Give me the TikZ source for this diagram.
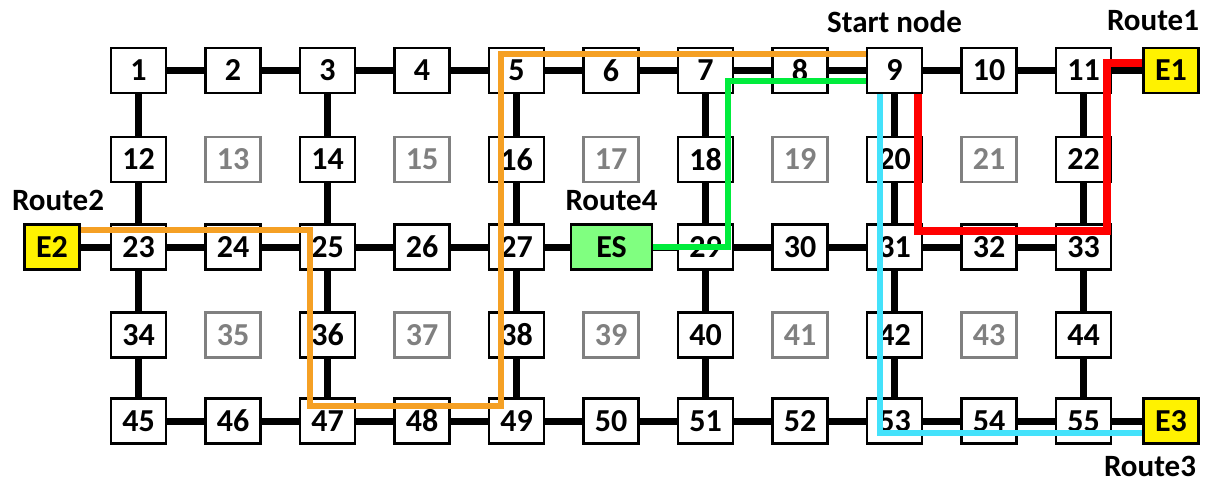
\documentclass[tikz,border=0pt]{standalone}
\usepackage{fontspec}
\setmainfont{Carlito}
\usetikzlibrary{positioning}
\definecolor{routeorange}{HTML}{F5A024}
\definecolor{routegreen}{HTML}{00EC3C}
\definecolor{routecyan}{HTML}{44E2FB}
\definecolor{routered}{HTML}{FF0000}
\definecolor{esgreen}{HTML}{80FF80}

\begin{document}
\begin{tikzpicture}[
    x=0.5pt, y=-0.5pt,
    cell/.style={draw, line width=1.3pt, fill=white, minimum width=27.5pt, minimum height=22.5pt, inner sep=0pt, font=\bfseries\fontsize{16}{18}\selectfont},
    idle/.style={cell, draw=gray, text=gray},
    exitbox/.style={cell, fill=yellow},
    link/.style={line width=3.5pt},
    route/.style={line width=3.4pt},
    tag/.style={font=\bfseries\fontsize{15.5}{17}\selectfont, inner sep=1pt}
]
\useasboundingbox (0,0) rectangle (1207,483);

% grid of cells, 11 per row
\foreach \k in {1,...,55}{
  \pgfmathtruncatemacro{\c}{mod(\k-1,11)}
  \pgfmathtruncatemacro{\r}{(\k-1-\c)/11}
  \pgfmathsetmacro{\rowy}{{70.5,159.5,247,335,421}[\r]}
  \pgfmathtruncatemacro{\isidle}{and(isodd(\r),isodd(\c))}
  \ifnum\k=28\else
    \ifnum\isidle=1
      \node[idle] (n\k) at (138.5+94.5*\c, \rowy) {\k};
    \else
      \node[cell] (n\k) at (138.5+94.5*\c, \rowy) {\k};
    \fi
  \fi
}
\node[cell, fill=esgreen, minimum width=40.5pt] (ES) at (611.5,247) {ES};
\node[exitbox] (E1) at (1171,70.5) {E1};
\node[exitbox] (E2) at (52,247) {E2};
\node[exitbox] (E3) at (1171,421) {E3};

% labels
\node[tag, above=6pt of n9] (start) {Start node};
\node[tag, above=7pt of E1, xshift=-9pt] (r1) {Route1};
\node[tag, above=5pt of E2, xshift=3pt] (r2) {Route2};
\node[tag, below=4.5pt of E3, xshift=-10.5pt] (r3) {Route3};
\node[tag, above=5pt of ES] (r4) {Route4};

% links
\foreach \a in {1,...,10,45,46,...,54}{
  \pgfmathtruncatemacro{\b}{\a+1}
  \draw[link] (n\a) -- (n\b);
}
\foreach \a/\b in {23/24,24/25,25/26,26/27,29/30,30/31,31/32,32/33}
  \draw[link] (n\a) -- (n\b);
\draw[link] (n27) -- (ES);
\draw[link] (ES) -- (n29);
\foreach \c in {1,3,5,7,9,11}{
  \foreach \r in {0,...,3}{
    \pgfmathtruncatemacro{\a}{11*\r+\c}
    \pgfmathtruncatemacro{\b}{\a+11}
    \draw[link] (n\a) -- (n\b);
  }
}
\draw[link] (n11) -- (E1);
\draw[link] (E2) -- (n23);
\draw[link] (n55) -- (E3);

% routes
\draw[route, routeorange] ([yshift=8.5pt]E2.east) -| (310,406) -| (501,54) -- (n9.west |- 0,54);
\draw[route, routegreen] (ES.east) -| (728,81) -- (n9.west |- 0,81);
\draw[route, routecyan] ([xshift=-7.25pt]n9.south) |- (E3.west |- 0,433);
\draw[route, routered, line width=4pt] ([xshift=11.5pt]n9.south) |- (1107,231) |- (E1.west |- 0,63);
\end{tikzpicture}
\end{document}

- EXERCISE PROMPT -
Repeat only what lies between the start of the data and the end of the line containing "(0,0) rectangle (1207,483);", exactly, with pictures left out.

- TASK SOLUTION -
Give me the TikZ source for this diagram.
\documentclass[tikz,border=0pt]{standalone}
\usepackage{fontspec}
\setmainfont{Carlito}
\usetikzlibrary{positioning}
\definecolor{routeorange}{HTML}{F5A024}
\definecolor{routegreen}{HTML}{00EC3C}
\definecolor{routecyan}{HTML}{44E2FB}
\definecolor{routered}{HTML}{FF0000}
\definecolor{esgreen}{HTML}{80FF80}

\begin{document}
\begin{tikzpicture}[
    x=0.5pt, y=-0.5pt,
    cell/.style={draw, line width=1.3pt, fill=white, minimum width=27.5pt, minimum height=22.5pt, inner sep=0pt, font=\bfseries\fontsize{16}{18}\selectfont},
    idle/.style={cell, draw=gray, text=gray},
    exitbox/.style={cell, fill=yellow},
    link/.style={line width=3.5pt},
    route/.style={line width=3.4pt},
    tag/.style={font=\bfseries\fontsize{15.5}{17}\selectfont, inner sep=1pt}
]
\useasboundingbox (0,0) rectangle (1207,483);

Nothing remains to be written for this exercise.